В течение 4 лет я, совместно с С. А. Поляковым, редактировал «Весы» и могу сказать, что за эти годы не было в журнале ни одной строки, которую я не просмотрел бы как редактор и не прочитал бы в корректуре. Мало того, громадное число статей, особенно начинающих сотрудников, было мною самым тщательным образом переработано, и были случаи, когда правильнее было бы поставить мое имя под статьей, подписанной кем-нибудь другим. Позднее мне приходилось читать, что «Весы» сыграли свою роль в истории нашей литературы. Но в те годы, когда я «Весы» редактировал, отзывы печати о них были совершенно иного рода, и то обстоятельство, что сотрудники журнала осмелись критиковать писателей со своей точки зрения, объявлялось просто «наглостью» (Автобиография. С. 115).

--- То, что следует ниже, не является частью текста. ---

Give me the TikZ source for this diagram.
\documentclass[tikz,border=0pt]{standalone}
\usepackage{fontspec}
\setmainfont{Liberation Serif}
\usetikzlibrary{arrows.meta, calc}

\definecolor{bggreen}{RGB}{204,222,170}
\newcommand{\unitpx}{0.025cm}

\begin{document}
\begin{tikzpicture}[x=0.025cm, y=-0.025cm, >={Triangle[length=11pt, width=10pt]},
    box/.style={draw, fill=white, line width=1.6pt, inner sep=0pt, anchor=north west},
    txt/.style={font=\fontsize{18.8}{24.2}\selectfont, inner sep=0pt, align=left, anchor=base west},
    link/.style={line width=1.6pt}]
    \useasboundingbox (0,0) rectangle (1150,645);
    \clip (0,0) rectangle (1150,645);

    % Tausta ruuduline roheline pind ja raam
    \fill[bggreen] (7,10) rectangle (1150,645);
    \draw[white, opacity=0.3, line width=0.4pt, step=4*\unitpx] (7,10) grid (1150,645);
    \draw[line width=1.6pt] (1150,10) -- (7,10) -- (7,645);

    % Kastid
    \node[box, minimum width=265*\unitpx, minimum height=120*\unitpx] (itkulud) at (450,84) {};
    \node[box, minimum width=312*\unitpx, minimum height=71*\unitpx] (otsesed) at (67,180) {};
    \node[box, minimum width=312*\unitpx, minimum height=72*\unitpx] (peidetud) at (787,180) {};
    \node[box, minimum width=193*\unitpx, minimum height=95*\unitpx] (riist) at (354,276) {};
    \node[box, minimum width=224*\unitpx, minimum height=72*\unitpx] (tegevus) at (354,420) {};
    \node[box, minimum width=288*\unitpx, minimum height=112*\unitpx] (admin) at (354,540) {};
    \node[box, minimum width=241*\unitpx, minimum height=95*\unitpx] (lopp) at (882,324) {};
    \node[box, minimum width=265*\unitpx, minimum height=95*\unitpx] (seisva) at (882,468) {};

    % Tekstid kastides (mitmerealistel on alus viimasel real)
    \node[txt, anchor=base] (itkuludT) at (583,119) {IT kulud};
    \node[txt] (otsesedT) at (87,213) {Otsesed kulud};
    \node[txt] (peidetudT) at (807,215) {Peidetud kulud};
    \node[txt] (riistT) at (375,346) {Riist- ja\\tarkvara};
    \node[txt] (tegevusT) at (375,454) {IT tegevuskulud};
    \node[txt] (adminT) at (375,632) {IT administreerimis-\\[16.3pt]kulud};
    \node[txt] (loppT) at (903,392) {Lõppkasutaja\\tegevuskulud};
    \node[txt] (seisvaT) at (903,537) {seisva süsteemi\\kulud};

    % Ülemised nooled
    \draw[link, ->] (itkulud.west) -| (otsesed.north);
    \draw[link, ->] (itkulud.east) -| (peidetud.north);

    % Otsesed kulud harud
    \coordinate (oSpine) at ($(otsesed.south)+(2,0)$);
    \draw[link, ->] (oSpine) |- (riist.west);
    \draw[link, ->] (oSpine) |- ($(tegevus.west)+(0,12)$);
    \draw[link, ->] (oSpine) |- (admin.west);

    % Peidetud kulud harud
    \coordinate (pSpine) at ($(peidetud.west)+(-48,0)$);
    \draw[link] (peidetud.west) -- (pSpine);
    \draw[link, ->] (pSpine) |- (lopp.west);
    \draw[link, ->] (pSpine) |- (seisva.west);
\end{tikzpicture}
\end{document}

<«Весы» были, — как пишет И. М. Брюсова, – «любимым детищем» Брюсова>, но он был далеко не полновластным их редактором. Средь черновых писем его есть такие, где Валерий Яковлевич горько жалуется на стесненность и т. д., но тем не менее Брюсовым вложен огромный труд в этот журнал. С необычайной быстротой подбирался ежемесячно материал, составлялась хроника и мелкие заметки. Можно с уверенностью сказать, что все неподписанные заметки в «Весах» принадлежат Брюсову; ряд подписей, такие, как Аврелий, В. Бакулин, Пентуар, Сбирко, Гармодий, К. К. К., Ch., Турист, А., P., Enrico, L. и др. — псевдонимы Брюсова (Материалы к биографии. С. 135).

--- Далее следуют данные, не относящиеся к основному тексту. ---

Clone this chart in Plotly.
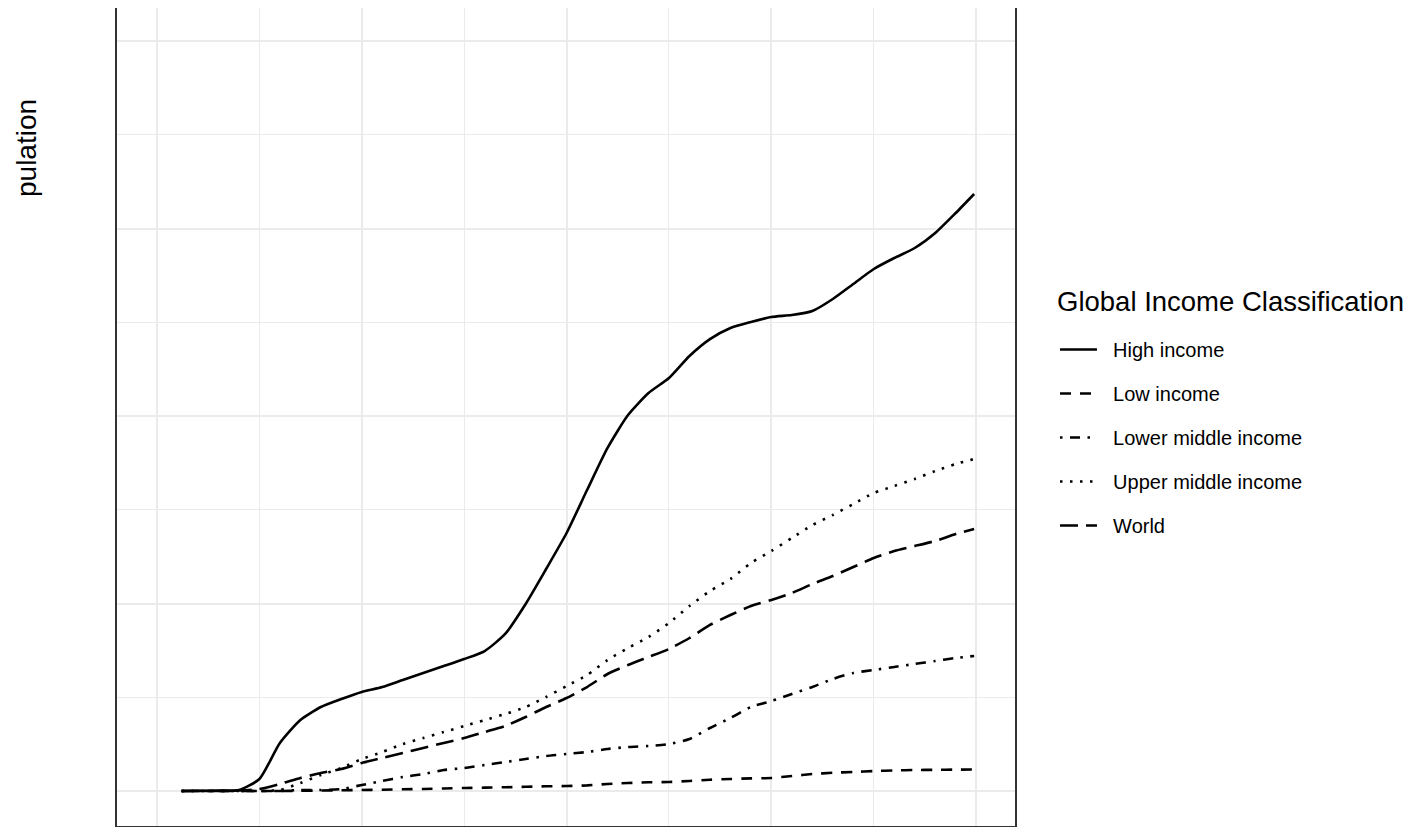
import plotly.graph_objects as go

# Day index since start of series (x axis, tick labels not shown in the reference)
days = [12, 20, 30, 40, 50, 60, 70, 80, 90, 100, 110, 120, 130, 140, 150, 160, 170, 180, 190, 200,
        210, 220, 230, 240, 250, 260, 270, 280, 290, 300, 310, 320, 330, 340, 350, 360, 370, 380, 390, 399]

high_income = [0, 0.02, 0.05, 0.1, 1.28, 5.12, 7.57, 8.96, 9.81, 10.56, 11.09, 11.84, 12.59, 13.33, 14.08,
               14.93, 16.75, 19.95, 23.68, 27.52, 32.1, 36.59, 40.1, 42.45, 44.05, 46.4, 48.2, 49.39, 50.03,
               50.56, 50.77, 51.2, 52.48, 54.08, 55.68, 56.85, 57.92, 59.52, 61.65, 63.68]

low_income = [0, 0, 0, 0, 0, 0, 0.02, 0.05, 0.08, 0.11, 0.14, 0.18, 0.22, 0.27, 0.32, 0.36, 0.4, 0.45, 0.5,
              0.53, 0.6, 0.75, 0.85, 0.93, 0.96, 1.07, 1.2, 1.28, 1.35, 1.39, 1.6, 1.81, 1.95, 2.03, 2.13,
              2.2, 2.24, 2.26, 2.28, 2.3]

lower_middle = [0, 0, 0, 0, 0, 0, 0.11, 0.11, 0.21, 0.64, 1.07, 1.49, 1.81, 2.24, 2.45, 2.77, 3.09, 3.41,
                3.73, 3.95, 4.16, 4.48, 4.69, 4.8, 5.01, 5.55, 6.72, 7.79, 8.96, 9.6, 10.35, 11.09, 11.95,
                12.59, 12.91, 13.23, 13.55, 13.87, 14.19, 14.4]

upper_middle = [0, 0, 0, 0, 0, 0.11, 0.85, 1.71, 2.45, 3.41, 4.16, 5.01, 5.65, 6.29, 6.93, 7.57, 8.21, 8.96,
                10.03, 11.2, 12.37, 13.97, 15.25, 16.43, 17.92, 19.73, 21.33, 22.61, 24.32, 25.6, 26.99,
                28.37, 29.44, 30.61, 31.79, 32.53, 33.28, 34.13, 34.88, 35.41]

world = [0, 0, 0, 0.05, 0.21, 0.75, 1.39, 1.92, 2.35, 2.99, 3.52, 4.05, 4.59, 5.12, 5.65, 6.29, 6.93, 7.89,
         8.96, 9.92, 11.09, 12.48, 13.44, 14.29, 15.15, 16.32, 17.71, 18.77, 19.73, 20.37, 21.12, 22.08,
         22.93, 23.89, 24.85, 25.6, 26.13, 26.67, 27.41, 27.95]

series_names = ["High income", "Low income", "Lower middle income", "Upper middle income", "World"]
series_values = [high_income, low_income, lower_middle, upper_middle, world]
series_dash = ["solid", "11px,9px", "2.5px,7.5px,10px,7.5px", "2.5px,7.5px", "18px,8px"]

fig = go.Figure()
for i, (name, vals, dash) in enumerate(zip(series_names, series_values, series_dash)):
    fig.add_trace(go.Scatter(
        x=days, y=vals, name="\u00a0\u00a0" + name, mode="lines",
        line=dict(color="black", width=2.6, dash=dash, shape="spline", smoothing=0.6),
        legendgroup=f"g{i}",
    ))

grid_major = "#EBEBEB"
L, R, T, B = 109, 411, 0, 9
pw, ph = 1418 - L - R, 827 - T - B

fig.update_layout(
    width=1418, height=827,
    margin=dict(l=L, r=R, t=T, b=B, autoexpand=False),
    paper_bgcolor="white", plot_bgcolor="white",
    font=dict(family="Liberation Sans, Arial, sans-serif", color="black"),
    showlegend=True,
    legend=dict(
        x=(1047 - L) / pw, xanchor="left", y=(ph - 322) / ph, yanchor="top",
        font=dict(size=20, color="black"),
        traceorder="grouped", tracegroupgap=15, itemwidth=37,
        bgcolor="rgba(0,0,0,0)",
    ),
    xaxis=dict(
        range=[-19.53, 418.95], showticklabels=False, ticks="",
        tick0=0, dtick=100, showgrid=True, gridcolor=grid_major, gridwidth=2,
        minor=dict(tick0=0, dtick=50, showgrid=True, gridcolor=grid_major, gridwidth=1.2),
        zeroline=False, showline=True, mirror=True, linecolor="#333333", linewidth=1.6,
    ),
    yaxis=dict(
        range=[-3.733, 83.52], showticklabels=False, ticks="",
        tick0=0, dtick=20, showgrid=True, gridcolor=grid_major, gridwidth=2,
        minor=dict(tick0=0, dtick=10, showgrid=True, gridcolor=grid_major, gridwidth=1.2),
        zeroline=False, showline=True, mirror=True, linecolor="#333333", linewidth=1.6,
    ),
    annotations=[
        dict(
            text="pulation", textangle=-90, xref="paper", yref="paper",
            x=(18 - L) / pw, y=(ph - 140) / ph, xanchor="center", yanchor="middle", showarrow=False,
            font=dict(size=28, color="black"),
        ),
        dict(
            text="Global Income Classification", xref="paper", yref="paper",
            x=(1047 - L) / pw, y=(ph - 293) / ph, xanchor="left", yanchor="middle", showarrow=False,
            font=dict(size=27.5, color="black"),
        ),
    ],
)

fig.write_html("out.html")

Брюсов <…> являл в эти годы собой удивительное равновесие; после и до никогда не был он так красив, четко выкруглен и в каждом своем выявленьи, в себе сочетая уверенность с мягкостью, мало присущей ему; он не выглядел дико дерзающим Брюсовым, точно присевшим в засаду, чтобы; неожиданно выкинуться на тебя; казался спокойным поэтом в расцвете таланта, физических сил и ума; нас пленял своим мужеством, стойкостью и остротою подгляда в феномен искусства, и трезвою практикою, позволявшей ему управлять миноносцем «Весы», ведь последствия злоупотребления морфием не сказались еще; и не выявилась его загубившая страсть: покорять и какою угодно ценою господствовать – над кем угодно; тот спорт его довел до азарта: под ноги свои покорять седовласых, дряхлеющих кариатид, ему чуждых во всем; он над ними смеялся в интимной беседе; но именно в силу того, что они далеко от него отстояли, ему было лестно, взымая с них дань уважения, держать их в оковах; что толку в ценителях? Это и так в полонении; спорт в покорении старцев поздней сослужил ему очень плохую услугу. <…>
Стремление выдвинуть Брюсова крепло и потому, что нам было нужно, чтобы его так именно воспринимала публика, и потому, что очаровывать нас из недели в неделю, из месяца в месяц, поддерживая личное очарованье частыми забегами, всегда ненароком, — ко мне, к Соловьеву, к Эллису; предлог — корректура или — предложенье рецензии; над корректурой и над рецензией с дымком папиросы взлетал разговор о поэзии, символизме и лозунгах школы, если уж «таковойбыть угодно»: «угодно» — его выражение; с лукавой улыбкой, сияя глазами, откидывался он при этом, цепко ухватываясь руками за кресло, качался корпусом; делалось преуютно от знанья, что он понимал: никакой «школы» нет (лозунг, им у меня взятый); в замене им своего недавнего тезиса (символизм — как именно школа) моим — тонкая игра в непритязательность и признание меня как теоретика группы; он шармировал переливами всех оттенков ума: от трезвой четкости до лукавейших искр шаловливого смеха.